When Firebolt reads JSON values into typed columns — both `READ_JSON` with an inferred or fixed schema and JSON [external tables](/reference-sql/commands/data-definition/create-external-table) — the field-level parser is intentionally more permissive than the [JSON standard](https://www.json.org). This is for backward compatibility with data that has historically loaded successfully; it is not a claim of strict conformance.

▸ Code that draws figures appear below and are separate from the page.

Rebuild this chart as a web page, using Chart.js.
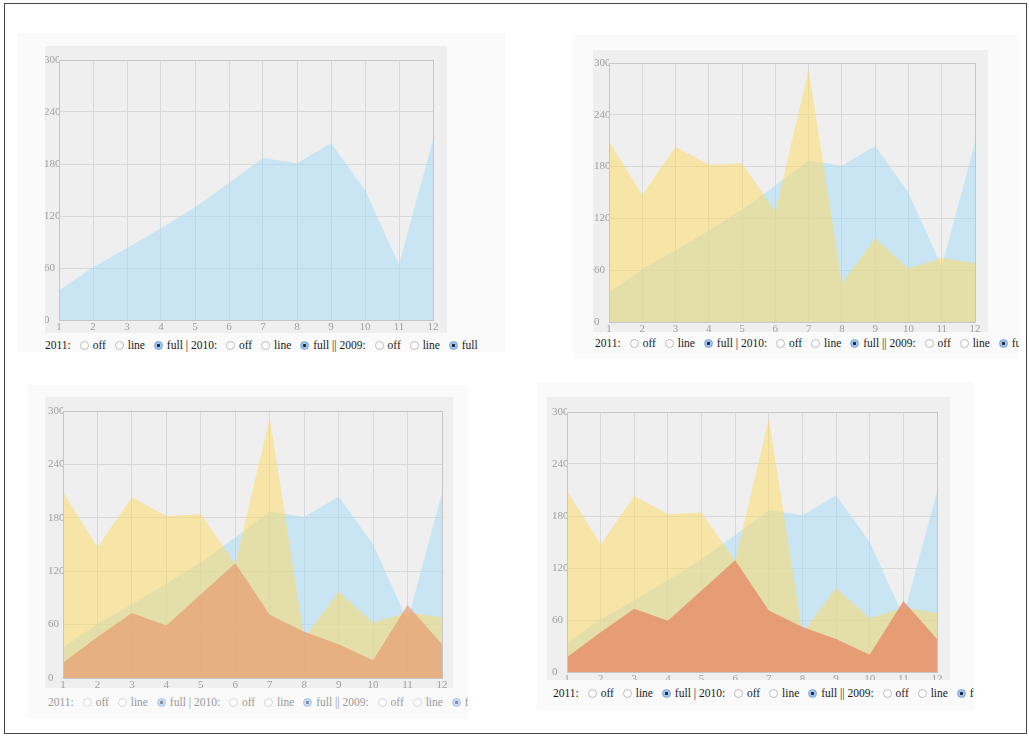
<!DOCTYPE html>
<html>
<head>
<meta charset="utf-8">
<script src="https://cdn.jsdelivr.net/npm/chart.js@4.4.1/dist/chart.umd.min.js"></script>
<style>
body { margin: 0; background: #fff; font-family: "Liberation Serif", "Times New Roman", serif; }
#frame { position: absolute; left: 4px; top: 3px; width: 1023px; height: 731px; border: 1px solid #444; box-sizing: border-box; }
.panel { position: absolute; background: #fafafa; overflow: hidden; }
.box { position: absolute; background: #efefef; }
.legend { position: absolute; white-space: nowrap; font-size: 11.5px; line-height: 14px; color: #1a1a1a; }
.r { display: inline-block; width: 9px; height: 9px; border: 1px solid #bbb; border-radius: 50%; background: #fff; box-sizing: border-box; vertical-align: -1px; margin: 0 4px 0 6px; }
.r.on { background: radial-gradient(circle, #223 0 1.3px, #9cc4ee 1.9px); border-color: #7aa6d8; }
.faded { color: #999; }
.faded .r { border-color: #d4d4d4; }
.faded .r.on { background: radial-gradient(circle, #889 0 1.3px, #c4dcf4 1.9px); border-color: #a8c4e4; }
</style>
</head>
<body>
<div id="frame"></div>

<div class="panel" style="left:17px;top:33px;width:488px;height:319px">
  <div class="box" style="left:28px;top:13px;width:402px;height:287px"><canvas id="c1" width="402" height="287"></canvas></div>
  <div class="legend" id="l1" style="left:28px;top:305px"></div>
</div>

<div class="panel" style="left:573px;top:35px;width:446px;height:323px">
  <div class="box" style="left:20px;top:15px;width:395px;height:282px"><canvas id="c2" width="395" height="282"></canvas></div>
  <div class="legend" id="l2" style="left:22px;top:301px"></div>
</div>

<div class="panel" style="left:27px;top:385px;width:441px;height:333px">
  <div class="box" style="left:18px;top:12px;width:408px;height:291px"><canvas id="c3" width="408" height="291"></canvas></div>
  <div class="legend faded" id="l3" style="left:21px;top:310px"></div>
</div>

<div class="panel" style="left:537px;top:382px;width:437px;height:328px">
  <div class="box" style="left:10px;top:15px;width:403px;height:283px"><canvas id="c4" width="403" height="283"></canvas></div>
  <div class="legend" id="l4" style="left:16px;top:304px"></div>
</div>

<script>
// months on the x axis and y tick values
const months = [1, 2, 3, 4, 5, 6, 7, 8, 9, 10, 11, 12];
const yTicks = [0, 60, 120, 180, 240, 300];

// series values
const sales2011 = [34, 61, 83, 106, 130, 158, 187, 181, 204, 150, 64, 208];
const sales2010 = [209, 147, 203, 182, 184, 128, 292, 45, 97, 62, 74, 68];
const sales2009 = [17, 46, 73, 59, 94, 129, 71, 52, 38, 20, 82, 38];

const years = ['2011', '2010', '2009'];
const modes = ['off', 'line', 'full'];
const seps = ['', ' | ', ' || '];

const blue = 'rgba(170, 220, 245, 0.55)';
const yellow = 'rgba(255, 218, 96, 0.5)';
const red = 'rgba(230, 140, 105, 0.82)';
const redLight = 'rgba(232, 152, 112, 0.66)';

function pts(vals) {
    return months.map(function (m, i) { return {x: m, y: vals[i]}; });
}

// flot-like border round the plot area
const frameBox = {
    id: 'frameBox',
    afterDatasetsDraw(chart) {
        const a = chart.chartArea;
        const ctx = chart.ctx;
        ctx.save();
        ctx.strokeStyle = '#c6c6c6';
        ctx.lineWidth = 1;
        ctx.strokeRect(Math.round(a.left) + 0.5, Math.round(a.top) + 0.5, Math.round(a.right - a.left), Math.round(a.bottom - a.top));
        ctx.restore();
    }
};

function makeChart(id, sets, pad) {
    const tickFont = {family: 'Liberation Serif', size: 11};
    return new Chart(document.getElementById(id), {
        type: 'line',
        data: {
            datasets: sets.map(function (s) {
                return {
                    data: pts(s.vals),
                    fill: 'origin',
                    backgroundColor: s.color,
                    borderWidth: 0,
                    pointRadius: 0,
                    tension: 0,
                    order: s.order
                };
            })
        },
        options: {
            responsive: false,
            animation: false,
            devicePixelRatio: 1,
            layout: {padding: {left: pad.l - 15, top: pad.t, right: pad.r, bottom: 0}},
            plugins: {legend: {display: false}, tooltip: {enabled: false}},
            scales: {
                x: {
                    type: 'linear', min: 1, max: 12,
                    afterBuildTicks: function (s) { s.ticks = months.map(function (m) { return {value: m}; }); },
                    afterFit: function (s) { s.height = pad.b; },
                    ticks: {color: '#a0a0a0', font: tickFont, padding: 1, maxRotation: 0, autoSkip: false},
                    grid: {color: '#d8d8d8', drawTicks: false},
                    border: {color: '#c6c6c6'}
                },
                y: {
                    min: 0, max: 300,
                    afterBuildTicks: function (s) { s.ticks = yTicks.map(function (v) { return {value: v}; }); },
                    afterFit: function (s) { s.width = 15; },
                    ticks: {color: '#a0a0a0', font: tickFont, padding: 0, crossAlign: 'far'},
                    grid: {color: '#d8d8d8', drawTicks: false},
                    border: {color: '#c6c6c6'}
                }
            }
        },
        plugins: [frameBox]
    });
}

function legendHtml() {
    let html = '';
    years.forEach(function (y, i) {
        html += seps[i] + y + ':';
        modes.forEach(function (m) {
            html += ' <span class="r' + (m === 'full' ? ' on' : '') + '"></span>' + m;
        });
    });
    return html;
}

['l1', 'l2', 'l3', 'l4'].forEach(function (id) {
    document.getElementById(id).innerHTML = legendHtml();
});

makeChart('c1', [
    {vals: sales2011, color: blue, order: 3}
], {l: 14, t: 14, r: 14, b: 13});

makeChart('c2', [
    {vals: sales2011, color: blue, order: 3},
    {vals: sales2010, color: yellow, order: 2}
], {l: 16, t: 13, r: 13, b: 10});

makeChart('c3', [
    {vals: sales2011, color: blue, order: 3},
    {vals: sales2010, color: yellow, order: 2},
    {vals: sales2009, color: redLight, order: 1}
], {l: 18, t: 14, r: 11, b: 10});

makeChart('c4', [
    {vals: sales2011, color: blue, order: 3},
    {vals: sales2010, color: yellow, order: 2},
    {vals: sales2009, color: red, order: 1}
], {l: 20, t: 15, r: 13, b: 8});
</script>
</body>
</html>
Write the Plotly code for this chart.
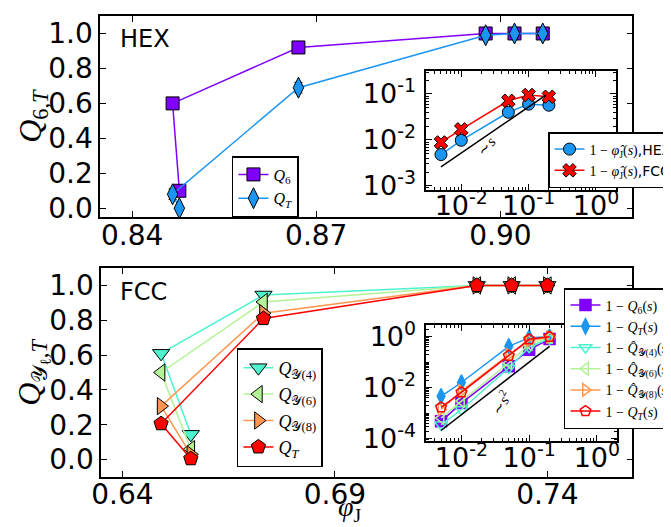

The following non-standard constructs are **accepted**:

| Construct                          | Example                     | Standard JSON       |
| :--------------------------------- | :-------------------------- | :------------------ |
| Curly braces around array values   | `{"a": {1, 2, 3}}`          | `[1, 2, 3]`         |
| Unquoted boolean words, any case   | `{"b": yes}`, `{"b": TRUE}` | `true` / `false`    |
| Non-finite floats                  | `{"f": inf}`, `{"f": -inf}` | (not representable) |
| Leading `+` on integers            | `{"n": +5}`                 | `5`                 |
| Trailing comma in an array         | `{"a": [1, 2,]}`            | `[1, 2]`            |
| Quoted number for a numeric column | `{"n": "42"}`               | `42` (unquoted)     |

Some non-standard constructs are still **rejected**, including `nan` floats and unquoted strings (`{"s": bare_word}`).

Two paths remain strictly standards-conformant and reject all of the above:

* **`READ_JSON` schema inference** validates the sampled file with a conformant parser before deciding column types, so a malformed sampled file fails the query rather than being read leniently.
* **`PARSE_AS_JSON => TRUE`** validates every document as well-formed JSON on ingestion.

If you need strict validation of every input file, read with `PARSE_AS_JSON => TRUE`.